After government funding ended in 2012, Sing Up transitioned into an independent not-for-profit organisation operating through membership subscriptions and educational partnerships. The organisation provides digital teaching resources, a library of songs and classroom materials, and professional development for teachers and choir leaders in the United Kingdom and internationally. In 2017, it also launched the Sing Up Foundation, a charity focused on promoting singing as a tool for wellbeing and mental health.

== History ==
In 2007, the then Department for Education and Skills announced a £10 million investment in a national singing programme in response to the recommendations of the Music Manifesto.

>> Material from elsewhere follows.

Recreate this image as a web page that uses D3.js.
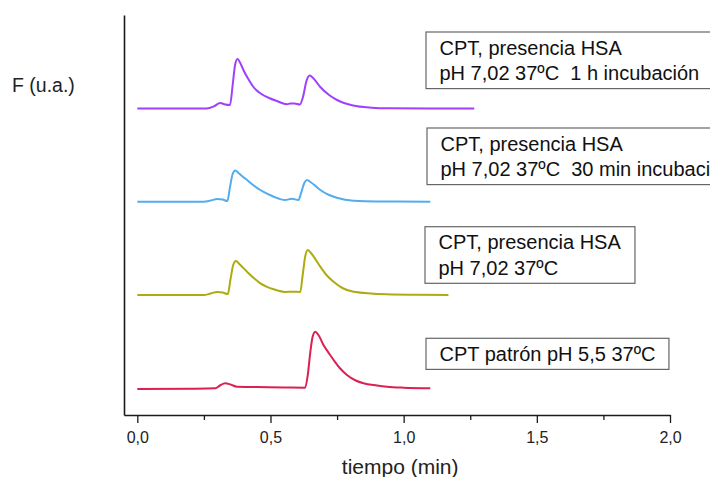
<!DOCTYPE html>
<html>
<head>
<meta charset="utf-8">
<script src="https://cdn.jsdelivr.net/npm/d3@7"></script>
<style>
  html, body { margin: 0; padding: 0; background: #fff; }
  svg { display: block; font-family: "Liberation Sans", Arial, sans-serif; }
</style>
</head>
<body>
<svg id="chart" width="710" height="477"></svg>
<script>
// Fluorescence traces (arbitrary units, vertically stacked) vs time in minutes
const seriesNames = ["hsa1h", "hsa30", "hsa", "patron"];

const timeHsa1h = [0, 0.26, 0.29, 0.311, 0.33, 0.348, 0.358, 0.367, 0.376, 0.39, 0.4, 0.419, 0.436, 0.463, 0.499, 0.524, 0.561, 0.575, 0.59, 0.61, 0.622, 0.635, 0.647, 0.66, 0.687, 0.72, 0.75, 0.81, 0.88, 0.94, 1.1, 1.265];
const fHsa1h    = [306.5, 306.5, 309, 312, 310.5, 310, 330, 350, 356, 350, 344, 335, 328, 321.5, 316.5, 314, 310.7, 311.5, 311.5, 310.5, 318, 334, 339.5, 337, 328, 320, 315, 309.5, 307.3, 306.7, 306.5, 306.5];

const timeHsa30 = [0, 0.25, 0.275, 0.3, 0.32, 0.338, 0.348, 0.358, 0.368, 0.38, 0.395, 0.412, 0.437, 0.462, 0.487, 0.512, 0.555, 0.58, 0.605, 0.615, 0.627, 0.637, 0.65, 0.667, 0.687, 0.72, 0.749, 0.812, 0.9, 1.1];
const fHsa30    = [213.3, 213.3, 214.5, 216, 215.5, 214, 228, 241, 244.5, 242, 238.5, 235, 229.5, 225, 221.3, 218.3, 215, 216.3, 215, 222, 232, 235, 233, 229.5, 225, 220, 217.3, 214.3, 213.5, 213.3];

const timeHsa = [0, 0.25, 0.275, 0.3, 0.32, 0.34, 0.35, 0.36, 0.37, 0.385, 0.412, 0.437, 0.462, 0.487, 0.512, 0.555, 0.58, 0.612, 0.62, 0.63, 0.64, 0.655, 0.687, 0.71, 0.737, 0.77, 0.812, 0.937, 1.05, 1.168];
const fHsa    = [120, 120, 121.5, 123, 122.5, 121, 136, 150, 154, 150.5, 143.3, 137, 131.7, 128.2, 125.7, 123, 123.3, 123, 138, 158, 165, 161, 148.3, 140, 133.3, 127, 123.3, 120.7, 120.2, 120];

const timePatron = [0, 0.2, 0.293, 0.31, 0.33, 0.35, 0.374, 0.45, 0.55, 0.63, 0.64, 0.649, 0.658, 0.668, 0.68, 0.699, 0.72, 0.737, 0.76, 0.787, 0.82, 0.849, 0.9, 0.937, 1.0, 1.1];
const fPatron    = [26, 26.3, 26.7, 29.5, 31.7, 30.5, 28.3, 28, 27.5, 27.3, 40, 61.7, 78, 83.3, 80, 70, 61.5, 55, 47, 40, 34.5, 31.7, 29.5, 28.3, 27.3, 26.7];

const seriesColors = ["#a040fc", "#52acee", "#acac12", "#dc2052"];

const legendLabels = [
  ["CPT, presencia HSA", "pH 7,02 37ºC  1 h incubación"],
  ["CPT, presencia HSA", "pH 7,02 37ºC  30 min incubación"],
  ["CPT, presencia HSA", "pH 7,02 37ºC"],
  ["CPT patrón pH 5,5 37ºC"]
];

const xTickValues = [0, 0.5, 1.0, 1.5, 2.0];
const xMinorTickValues = [0.25, 0.75, 1.25, 1.75];
const xTitle = "tiempo (min)";
const yTitle = "F (u.a.)";

// ---- layout ----
const svg = d3.select("#chart");
const plotLeft = 124, plotRight = 670, plotTop = 15, plotBottom = 415;

const x = d3.scaleLinear().domain([-0.05, 2]).range([plotLeft, plotRight]);
const y = d3.scaleLinear().domain([0, 400]).range([plotBottom, plotTop]);

const esLocale = d3.formatLocale({ decimal: ",", thousands: ".", grouping: [3], currency: ["", " €"] });
const fmt = esLocale.format(".1f");

const series = [
  { t: timeHsa1h, f: fHsa1h },
  { t: timeHsa30, f: fHsa30 },
  { t: timeHsa, f: fHsa },
  { t: timePatron, f: fPatron }
].map((s, i) => ({ name: seriesNames[i], color: seriesColors[i], pts: s.t.map((t, j) => [t, s.f[j]]) }));

const line = d3.line()
  .x(d => x(d[0]))
  .y(d => y(d[1]))
  .curve(d3.curveMonotoneX);

svg.append("g")
  .selectAll("path")
  .data(series)
  .join("path")
  .attr("fill", "none")
  .attr("stroke", d => d.color)
  .attr("stroke-width", 2)
  .attr("stroke-linejoin", "round")
  .attr("d", d => line(d.pts));

// ---- axes ----
const axisColor = "#1a1a1a";

const gxMinor = svg.append("g")
  .attr("transform", `translate(0,${plotBottom})`)
  .call(d3.axisBottom(x).tickValues(xMinorTickValues).tickSize(5).tickSizeOuter(0).tickFormat(""));
gxMinor.select(".domain").remove();
gxMinor.selectAll("line").attr("stroke", axisColor).attr("stroke-width", 1.3);

const gx = svg.append("g")
  .attr("transform", `translate(0,${plotBottom})`)
  .call(d3.axisBottom(x).tickValues(xTickValues).tickSize(8).tickSizeOuter(0).tickFormat(fmt));
gx.select(".domain").attr("stroke", axisColor).attr("stroke-width", 1.6);
gx.selectAll(".tick line").attr("stroke", axisColor).attr("stroke-width", 1.3);
gx.selectAll(".tick text")
  .attr("y", 28).attr("dy", null)
  .attr("font-size", 16)
  .attr("font-family", "Liberation Sans, Arial, sans-serif")
  .attr("fill", "#222");

const gy = svg.append("g")
  .attr("transform", `translate(${plotLeft},0)`)
  .call(d3.axisLeft(y).tickValues([]).tickSizeOuter(0));
gy.select(".domain").attr("stroke", axisColor).attr("stroke-width", 1.6);

svg.append("text")
  .attr("x", (x(0) + x(2)) / 2 - 3.5)
  .attr("y", 474)
  .attr("text-anchor", "middle")
  .attr("font-size", 21)
  .attr("fill", "#222")
  .text(xTitle);

svg.append("text")
  .attr("x", 12)
  .attr("y", 91.5)
  .attr("font-size", 19.5)
  .attr("fill", "#222")
  .text(yTitle);

// ---- framed labels beside each trace (the long ones run past the right edge) ----
const legendBoxes = [
  { x: 426, y: 32 },
  { x: 427, y: 128 },
  { x: 425, y: 226.7 },
  { x: 426, y: 338.3 }
];
const padX = 13.5, firstBase = 22.6, lineStep = 25.5, padBottom = 8.5;

legendLabels.forEach((lines, i) => {
  const b = legendBoxes[i];
  const g = svg.append("g");
  const rect = g.append("rect");
  const txt = g.append("text")
    .attr("font-size", 20)
    .attr("fill", "#111")
    .style("white-space", "pre");
  lines.forEach((s, k) => {
    txt.append("tspan")
      .attr("x", b.x + padX)
      .attr("y", b.y + firstBase + k * lineStep)
      .text(s);
  });
  const w = txt.node().getBBox().width + 2 * padX;
  const h = firstBase + (lines.length - 1) * lineStep + padBottom;
  rect.attr("x", b.x).attr("y", b.y)
    .attr("width", w).attr("height", h)
    .attr("fill", "#fff")
    .attr("stroke", "#666")
    .attr("stroke-width", 1.2);
});
</script>
</body>
</html>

In 2008, the funding was extended to £40 million over four years. In March 2011, the Government announced a further £4 million funding to Sing Up for the next financial year. The aim of this investment was to help the program build a sustainable future. Between January 2009 and March 2011, Sing Up was led by a consortium of partners, made up of Youth Music with, Faber Music and The Sage Gateshead. Children's charity Youth Music was the lead partner, with music publisher Faber Music overseeing the national singing resource, including the Song Bank library, while advertising agency AMV, BBDO led a media and PR campaign highlighting the benefits of singing. The Sage Gateshead led the Workforce Development programme, which aimed to build the confidence and expertise of teachers and musicians so they could lead and support children's singing activities. Due to restrictions in the programme's funding, AMV, BBDO stepped away from their role within the Consortium in 2011. From January 2009 to March 2011, Sing Up was championed by the composer and broadcaster Howard Goodall in his role as National Singing Ambassador. In 2010 Sing Up won the RPS Award and in 2013 the programme was praised in the National Plan for Music Education.

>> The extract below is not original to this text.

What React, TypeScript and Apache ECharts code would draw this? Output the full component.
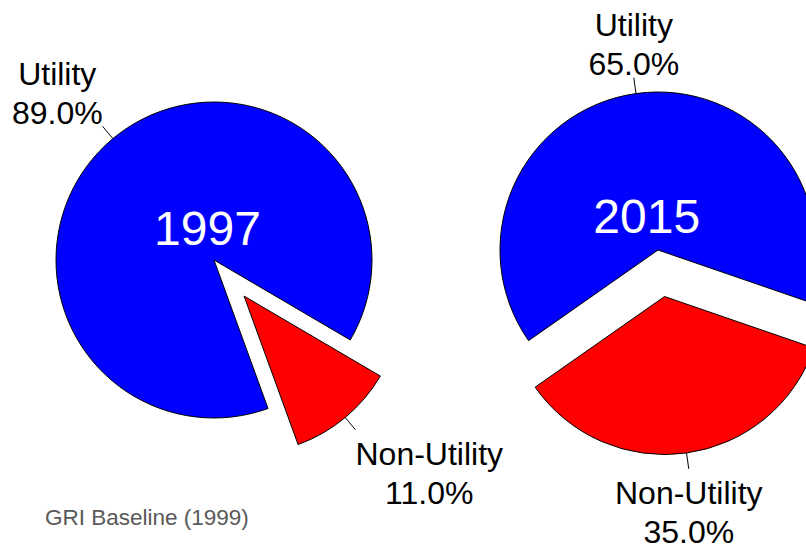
import React, { useEffect, useRef } from 'react';
import * as echarts from 'echarts';

// ---- data ----
const categories = ['Utility', 'Non-Utility'];
const years = ['1997', '2015'];
const values1997 = [89.0, 11.0];
const values2015 = [65.0, 35.0];
const sliceColors = ['#0000FF', '#FF0000'];
const sourceNote = 'GRI Baseline (1999)';

const FONT = '"Liberation Sans", Arial, Helvetica, sans-serif';

function labelLayout(params: any) {
  const pts = params.labelLinePoints;
  if (!pts || pts.length < 2) return {};
  const p0 = pts[0];
  const p1 = pts[1];
  const dx = p1[0] - p0[0];
  const dy = p1[1] - p0[1];
  const len = Math.hypot(dx, dy) || 1;
  const ux = dx / len;
  const uy = dy / len;
  const w = params.labelRect.width;
  let x = p1[0];
  if (ux < -0.4) x = p1[0] - w / 2;
  else if (ux > 0.4) x = p1[0] + w / 2;
  const up = uy < 0;
  return {
    x,
    y: up ? p1[1] + 6 : p1[1] + 4.4,
    align: 'center',
    verticalAlign: up ? 'bottom' : 'top',
    labelLinePoints: [p0, p1],
  };
}

function makePie(
  values: number[],
  center: number[],
  startAngle: number,
  explodeIndex: number,
  offset: number
) {
  const total = values.reduce((a, b) => a + b, 0);
  // angle (math degrees) at the middle of the exploded slice, going clockwise
  let acc = startAngle;
  let mid = startAngle;
  values.forEach((v, i) => {
    const sweep = (v / total) * 360;
    if (i === explodeIndex) mid = acc - sweep / 2;
    acc -= sweep;
  });
  const rad = (mid * Math.PI) / 180;
  const shifted = [center[0] + Math.cos(rad) * offset, center[1] - Math.sin(rad) * offset];

  const common = {
    type: 'pie',
    radius: 158,
    startAngle,
    clockwise: true,
    avoidLabelOverlap: false,
    silent: true,
    emphasis: { disabled: true },
    label: {
      show: true,
      position: 'outside',
      fontFamily: FONT,
      fontSize: 32,
      lineHeight: 39,
      color: '#000',
      formatter: (p: any) => `${p.name}\n${((p.value / total) * 100).toFixed(1)}%`,
    },
    labelLine: {
      show: true,
      length: 16,
      length2: 0,
      smooth: false,
      lineStyle: { color: '#000', width: 1 },
    },
    labelLayout,
  };

  const buildData = (visibleFn: (i: number) => boolean) =>
    categories.map((name, i) => {
      const visible = visibleFn(i);
      return {
        name,
        value: values[i],
        itemStyle: visible
          ? { color: sliceColors[i], borderColor: '#000', borderWidth: 1 }
          : { color: 'rgba(0,0,0,0)', borderWidth: 0 },
        label: { show: visible },
        labelLine: { show: visible },
      };
    });

  return [
    { ...common, center, data: buildData((i) => i !== explodeIndex) },
    { ...common, center: shifted, data: buildData((i) => i === explodeIndex) },
  ];
}

export default function App() {
  const ref = useRef<HTMLDivElement>(null);

  useEffect(() => {
    if (!ref.current) return;
    const chart = echarts.init(ref.current, null, { renderer: 'svg' });
    const option = {
      animation: false,
      backgroundColor: '#ffffff',
      series: [
        ...makePie(values1997, [214, 260], 290, 1, 47),
        ...makePie(values2015, [658, 250], 215, 1, 47),
      ],
      graphic: [
        {
          type: 'text',
          x: 207.5,
          y: 228.4,
          silent: true,
          style: {
            text: years[0],
            fill: '#ffffff',
            font: `48px ${FONT}`,
            textAlign: 'center',
            textVerticalAlign: 'middle',
          },
          z: 100,
        },
        {
          type: 'text',
          x: 646.7,
          y: 216.7,
          silent: true,
          style: {
            text: years[1],
            fill: '#ffffff',
            font: `48px ${FONT}`,
            textAlign: 'center',
            textVerticalAlign: 'middle',
          },
          z: 100,
        },
        {
          type: 'text',
          x: 45,
          y: 517.5,
          silent: true,
          style: {
            text: sourceNote,
            fill: '#595959',
            font: `22.5px ${FONT}`,
            textAlign: 'left',
            textVerticalAlign: 'middle',
          },
          z: 100,
        },
      ],
    };
    chart.setOption(option as any);
    return () => chart.dispose();
  }, []);

  return (
    <div
      ref={ref}
      style={{ position: 'fixed', left: 0, top: 0, width: 806, height: 546, background: '#fff' }}
    />
  );
}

A research study conducted in 2013 by the Institute of Education concluded that singers engaged with Sing Up are 18 months to 2 years further advanced in their singing competency than those in non-Sing Up music. Research has also shown that singing has a benefit in language development, learning retention, motor skills and music development. Since 2009 Sing Up have worked with over 86,000 singers, 98% of English Primary Schools and SEN Schools and PRU (pupil referral units) with over 8,000 music practitioners. The website holds over 2,000 resources. Over 1,730 schools have achieved a Sing Up Award: 831 Silver, 565 Gold and 134 Platinum. Over 57,000 people have taken part in Sing Up training and professional development.

In April 2012, Sing Up became a not-for-profit organisation offering a membership scheme designed for schools, freelance music teachers and organisations, available internationally from 2016. In 2017 Sing Up was shortlisted in the category of Best Digital/Technological Resource in the Music Teacher Awards for Excellence. In 2018 Sing Up won the Music Teacher Editors Award at the annual Music Teacher Awards for Excellence.

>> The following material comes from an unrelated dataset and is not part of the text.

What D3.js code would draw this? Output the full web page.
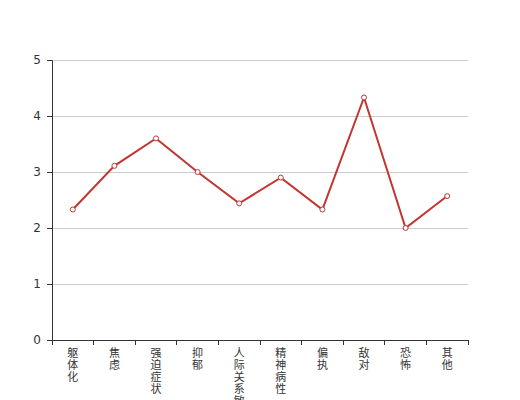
<!DOCTYPE html>
<html lang="zh">
<head>
    <meta charset="UTF-8">
    <title>因子得分</title>
    <script src="https://d3js.org/d3.v7.min.js"></script>
    <style>
        body { margin: 0; background: #fff; }
        svg { display: block; font-family: "Noto Sans CJK SC", "DejaVu Sans", sans-serif; }
    </style>
</head>
<body>
    <svg id="chart" width="520" height="400"></svg>
    <script>
        const categories = ["躯体化", "焦虑", "强迫症状", "抑郁", "人际关系敏感", "精神病性", "偏执", "敌对", "恐怖", "其他"];
        const scores = [2.33, 3.11, 3.6, 3.0, 2.44, 2.9, 2.33, 4.33, 2.0, 2.57];
        const yTicks = [0, 1, 2, 3, 4, 5];

        const margin = { top: 60, right: 52, bottom: 60, left: 52 };
        const width = 520 - margin.left - margin.right;
        const height = 400 - margin.top - margin.bottom;

        const svg = d3.select("#chart");
        const g = svg.append("g").attr("transform", `translate(${margin.left},${margin.top})`);

        const x = d3.scaleBand().domain(categories).range([0, width]);
        const y = d3.scaleLinear().domain([0, 5]).range([height, 0]);

        // grid lines
        g.append("g").selectAll("line").data(yTicks.filter(d => d > 0)).enter().append("line")
            .attr("x1", 0).attr("x2", width)
            .attr("y1", d => y(d)).attr("y2", d => y(d))
            .attr("stroke", "#ccc").attr("stroke-width", 1).attr("shape-rendering", "crispEdges");

        // y axis
        const yAxis = g.append("g").call(d3.axisLeft(y).tickValues(yTicks).tickSize(5).tickPadding(6).tickFormat(d3.format("d")));
        yAxis.select(".domain").attr("stroke", "#333");
        yAxis.selectAll(".tick line").attr("stroke", "#333");
        yAxis.selectAll("text").attr("fill", "#333").style("font-size", "12px").style("font-family", "'DejaVu Sans', sans-serif");

        // x axis: ticks on category boundaries, vertical labels
        const xAxis = g.append("g").attr("transform", `translate(0,${height})`);
        xAxis.append("line").attr("x1", 0).attr("x2", width).attr("y1", 0).attr("y2", 0)
            .attr("stroke", "#333").attr("shape-rendering", "crispEdges");
        const bounds = categories.map(c => x(c)).concat([width]);
        xAxis.selectAll("line.tick").data(bounds).enter().append("line")
            .attr("class", "tick")
            .attr("x1", d => d).attr("x2", d => d).attr("y1", 0).attr("y2", 5)
            .attr("stroke", "#333").attr("shape-rendering", "crispEdges");
        const labels = xAxis.selectAll("text").data(categories).enter().append("text")
            .attr("text-anchor", "middle").attr("fill", "#333").style("font-size", "11px");
        labels.each(function (c) {
            d3.select(this).selectAll("tspan").data(Array.from(c)).enter().append("tspan")
                .attr("x", x(c) + x.bandwidth() / 2)
                .attr("y", (d, i) => 17 + i * 12)
                .text(d => d);
        });

        // line
        const line = d3.line()
            .x((d, i) => x(categories[i]) + x.bandwidth() / 2)
            .y(d => y(d));
        g.append("path").datum(scores).attr("d", line)
            .attr("fill", "none").attr("stroke", "#c23531").attr("stroke-width", 2);

        g.selectAll("circle").data(scores).enter().append("circle")
            .attr("cx", (d, i) => x(categories[i]) + x.bandwidth() / 2)
            .attr("cy", d => y(d))
            .attr("r", 2.5).attr("fill", "#fff").attr("stroke", "#c23531").attr("stroke-width", 1);
    </script>
</body>
</html>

In 2017, Sing Up launched the Sing Up Foundation, a charity aiming to promote singing as an aid to mental health and wellbeing.

==Resources==
Sing Up's website and resources are aimed at providing teachers and music leaders access to cross-curricular singing resources for use in and out of the classroom. The organisation have launched a membership scheme for schools, individuals and organisations. Each package is made up of songs, resources, training and support to help provide singing opportunities for primary-aged children. Previously limited by funding restrictions to users in mainland England, Sing Up is now available across the UK and internationally where users can either purchase Membership or access a free Friends' account.

- The Song Bank is a resource of over 800 songs and warm-ups in an online learning space. Arranged specifically for children's voices, the songs range from choral classics to pop hits, each with accompanying resources including sheet music, audio tracks, curriculum-linked teaching activities and SEN resources.
- Teaching Tools and Advice is a set of over 2000 resources for teachers and music practitioners, including how-tos and guides, lesson plans and topic plans, monthly Assembly Plans, cross-curricular activity plans, a multimedia guide to vocal health, seasonal activity packs and a Quality Framework.
- Tutorial Videos: the Sing Up website and YouTube channels host over 180 tutorial videos providing multimedia support, including how to gain a Sing Up Award, lesson plans for teaching songs and Makaton and BSL sign-along videos.
- The Sing Up Magazine is a termly publication sent directly to member schools offering topic and lesson plans, teaching guides, advice, ideas and support, plus a CD of 10 songs per issue.
- Sing Up Awards recognise schools who put promote singing in school life. There are three different levels: Gold, Silver and Platinum.
- Accessible Learning (previously known as Beyond the Mainstream) aims to reach children who are educated in settings outside of mainstream education (SEN, Short Stay School or Pupil Referral Unit), or for children who attend primary mainstream schools but face accessing or attending (including looked-after children, children with special needs and refugee children). This strand of work aims to explore, develop and disseminate good practice, supporting and learning from the children and workforce in these settings. Sing Up's Accessible Learning incorporates specialist resources and integrated support for Autism, challenging behaviour, looked after children, Signed Song, Assistive Technologies and Makaton.

== Training and development ==
Sing Up run online training Webinars, where users log on and join a live audience via a video stream. The live and online audiences interact through instant messaging and social media, and can take part in a live web chat with the vocal leader following the session.

To help improve and enhance the quality of singing and singing leadership in schools and other settings, and to inspire singing leaders to reflect upon their practice and consider ways to develop it, Sing Up have also developed the Principles of Good Quality Vocal Leadership.